Kementerian Pariwisata dan Ekonomi Kreatif (Kemenparekraf) diminta segera merealisasikan peraturan perundang-undangan tentang ekonomi kreatif (ekraf). Percepatan kebijakan dinilai krusial dalam membangun kesadaran masayrakat sehingga berbagai terobosan dapat diinisiasi guna membidani transformasi bisnis yang tangguh dan berdaya saing.

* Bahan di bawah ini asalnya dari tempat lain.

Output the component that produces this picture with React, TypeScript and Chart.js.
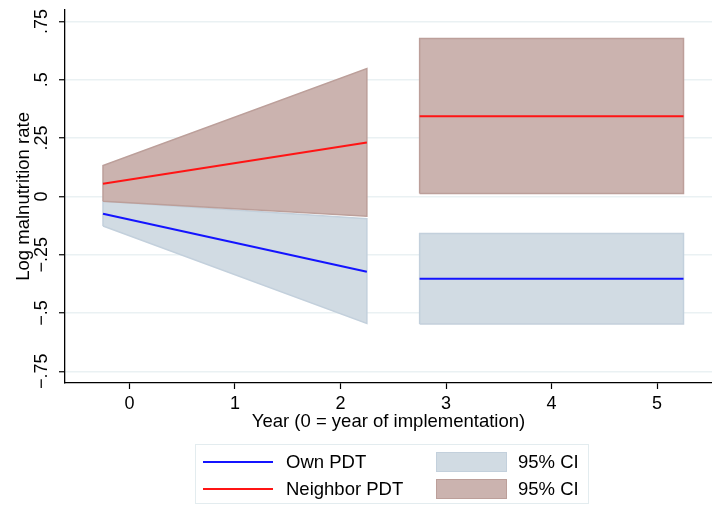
import React, { useEffect, useRef } from "react";
import { Chart, registerables } from "chart.js";

Chart.register(...registerables);

// ---- data ----
const trendYears = [-0.25, 2.25];
const ownTrend = [-0.074, -0.323];
const ownTrendLo = [-0.127, -0.545];
const ownTrendHi = [-0.021, -0.096];
const nbrTrend = [0.054, 0.231];
const nbrTrendLo = [-0.021, -0.085];
const nbrTrendHi = [0.132, 0.548];

const postYears = [2.75, 3.25, 3.75, 4.25, 4.75, 5.25];
const ownPost = [-0.353, -0.353, -0.353, -0.353, -0.353, -0.353];
const ownPostLo = [-0.547, -0.547, -0.547, -0.547, -0.547, -0.547];
const ownPostHi = [-0.159, -0.159, -0.159, -0.159, -0.159, -0.159];
const nbrPost = [0.344, 0.344, 0.344, 0.344, 0.344, 0.344];
const nbrPostLo = [0.012, 0.012, 0.012, 0.012, 0.012, 0.012];
const nbrPostHi = [0.677, 0.677, 0.677, 0.677, 0.677, 0.677];

const xTicks = [0, 1, 2, 3, 4, 5];
const yTicks = [-0.75, -0.5, -0.25, 0, 0.25, 0.5, 0.75];
const yTickLabels: Record<string, string> = {
  "-0.75": "\u2212.75",
  "-0.5": "\u2212.5",
  "-0.25": "\u2212.25",
  "0": "0",
  "0.25": ".25",
  "0.5": ".5",
  "0.75": ".75",
};

const BLUE = "#1414ff";
const RED = "#ff1414";
const BLUE_FILL = "#d1dbe3";
const BLUE_EDGE = "#c3d0dc";
const RED_FILL = "#cbb3af";
const RED_EDGE = "#bc9f9a";
const GRID = "#eaf1f3";
const FONT = "'Liberation Sans', Arial, Helvetica, sans-serif";

const pts = (xs: number[], ys: number[]) => xs.map((x, i) => ({ x, y: ys[i] }));
const polygon = (xs: number[], lo: number[], hi: number[]) => {
  const lower = xs.map((x, i) => ({ x, y: lo[i] }));
  const upper = xs.map((x, i) => ({ x, y: hi[i] })).reverse();
  return [...lower, ...upper, lower[0]];
};

export default function App() {
  const ref = useRef<HTMLCanvasElement | null>(null);

  useEffect(() => {
    if (!ref.current) return;
    const line = (data: any[], color: string) => ({
      data,
      borderColor: color,
      borderWidth: 2,
      pointRadius: 0,
      fill: false,
      tension: 0,
      order: 0,
    });
    const band = (data: any[], fill: string, edge: string) => ({
      data,
      borderColor: edge,
      backgroundColor: fill,
      borderWidth: 1.5,
      pointRadius: 0,
      fill: "shape",
      tension: 0,
      order: 1,
    });
    const chart = new Chart(ref.current, {
      type: "line",
      data: {
        datasets: [
          line(pts(trendYears, ownTrend), BLUE),
          line(pts(postYears, ownPost), BLUE),
          line(pts(trendYears, nbrTrend), RED),
          line(pts(postYears, nbrPost), RED),
          band(polygon(trendYears, nbrTrendLo, nbrTrendHi), RED_FILL, RED_EDGE),
          band(polygon(postYears, nbrPostLo, nbrPostHi), RED_FILL, RED_EDGE),
          band(polygon(trendYears, ownTrendLo, ownTrendHi), BLUE_FILL, BLUE_EDGE),
          band(polygon(postYears, ownPostLo, ownPostHi), BLUE_FILL, BLUE_EDGE),
        ] as any,
      },
      options: {
        animation: false,
        responsive: false,
        parsing: false as any,
        layout: { padding: { top: 7, right: 0, left: 0, bottom: 0 } },
        plugins: { legend: { display: false }, tooltip: { enabled: false } },
        scales: {
          x: {
            type: "linear",
            min: -0.61,
            max: 5.52,
            afterBuildTicks: (s: any) => {
              s.ticks = xTicks.map((v) => ({ value: v }));
            },
            afterFit: (s: any) => {
              s.height = 123;
            },
            grid: {
              display: true,
              drawOnChartArea: false,
              drawTicks: true,
              tickLength: 6,
              tickColor: "#000",
              tickWidth: 1.2,
            },
            border: { display: true, color: "#000", width: 1.3 },
            ticks: {
              color: "#000",
              font: { family: FONT, size: 18 },
              padding: 4,
              maxRotation: 0,
              callback: (v: any) => String(v),
            },
            title: {
              display: true,
              text: "Year (0 = year of implementation)",
              color: "#000",
              font: { family: FONT, size: 18.5 },
              padding: { top: 0, bottom: 73 },
            },
          },
          y: {
            type: "linear",
            min: -0.8,
            max: 0.8,
            afterBuildTicks: (s: any) => {
              s.ticks = yTicks.map((v) => ({ value: v }));
            },
            afterFit: (s: any) => {
              s.width = 65;
            },
            grid: {
              display: true,
              drawOnChartArea: true,
              drawTicks: true,
              tickLength: 6,
              color: GRID,
              lineWidth: 1.5,
              tickColor: "#000",
              tickWidth: 1.2,
            },
            border: { display: true, color: "#000", width: 1.3 },
            ticks: {
              color: "#000",
              font: { family: FONT, size: 18 },
              padding: -1,
              minRotation: 90,
              maxRotation: 90,
              crossAlign: "center",
              callback: (v: any) => yTickLabels[String(v)] ?? String(v),
            },
            title: {
              display: true,
              text: "Log malnutrition rate",
              color: "#000",
              font: { family: FONT, size: 18.5 },
              padding: { top: 13, bottom: 0 },
            },
          },
        },
      } as any,
    });
    return () => chart.destroy();
  }, []);

  const legendText: React.CSSProperties = {
    position: "absolute",
    fontFamily: FONT,
    fontSize: 18.5,
    color: "#000",
    lineHeight: "20px",
    whiteSpace: "nowrap",
  };

  return (
    <div style={{ position: "fixed", left: 0, top: 0, width: 712, height: 506, background: "#fff" }}>
      <canvas ref={ref} width={712} height={506} style={{ position: "absolute", left: 0, top: 0 }} />
      <div
        style={{
          position: "absolute",
          left: 195,
          top: 444,
          width: 394,
          height: 60,
          border: "1px solid #e3ecef",
          boxSizing: "border-box",
        }}
      />
      <div style={{ position: "absolute", left: 203, top: 461, width: 70, height: 2, background: BLUE }} />
      <div style={{ position: "absolute", left: 203, top: 488, width: 70, height: 2, background: RED }} />
      <div style={{ ...legendText, left: 286, top: 452 }}>Own PDT</div>
      <div style={{ ...legendText, left: 286, top: 479 }}>Neighbor PDT</div>
      <div
        style={{
          position: "absolute",
          left: 436,
          top: 452,
          width: 71,
          height: 20,
          background: BLUE_FILL,
          border: `1px solid ${BLUE_EDGE}`,
          boxSizing: "border-box",
        }}
      />
      <div
        style={{
          position: "absolute",
          left: 436,
          top: 479,
          width: 71,
          height: 20,
          background: RED_FILL,
          border: `1px solid ${RED_EDGE}`,
          boxSizing: "border-box",
        }}
      />
      <div style={{ ...legendText, left: 518, top: 452 }}>95% CI</div>
      <div style={{ ...legendText, left: 518, top: 479 }}>95% CI</div>
    </div>
  );
}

"Peraturan Pemerintah (PP) sebagai aturan pelaksana dari UU Nomor 24 Tahun 2019 tentang Ekonomi Kreatif sudah keluar tahun lalu, tapi memang berlaku efektif satu tahun kemudian. Maka, penting untuk meng-update perkembangannya sudah sejauh mana," ucap Wakil Ketua Komisi X DPR, Abdul Fikri Faqih, dalah keterangannya, Minggu (16/4).
Menurutnya, Kemenparekraf pada saat yang sama juga harus melakukan beberapa persiapan pelaksanaan PP 24/2022. Salah satunya adalah menyosialisasikan regulasi tersebut, terutama tentang pelibatan lembaga keuangan bank, nonbank, lembaga penjamin, pelaku ekonomi kreatif, dan dinas yang membidangi ekonomi kreatif.
"Itu penting karena muatan PP 24/2022 juga mengatur tentang pembiayaan untuk pelaku ekraf, di mana kekayaan intelektual yang dimiliki mereka dimungkinkan sebagai kolateral atau jaminan," kata politikus Partai Keadilan Sejahtera (PKS) ini.
Fikri pun mendorong Kemenparekraf berkoordinasi dengan dengan Otoritas Jasa Keuangan (OJK) dalam rangka pembentukan Satgas Percepatan Penerapan Skema Pembiayaan Berbasis Kekayaan Intelektual. "Pembahasan mengenai IP marketing dan IP financing scheme masih alot."
Di sisi lain, dia mengapresiasi langkah Kemenparekraf yang mulai menyusun nota kesepahaman dan kerja sama dengan Kemenkumham terkait penyediaan akses data kekayaan intelektual penyusunan modul, hingga wacana pembentukan badan layanan umum (BLU) ekraf.
"PP ini seharusnya menjadi solusi bagi pelaku ekraf tradisional seperti pengrajin tenun ikat NTT tersebut, terutama soal terkait transformasi digital, pemasaran, hingga pembiayaan yang berbasis kekayaan intelektual," ucap Fikri.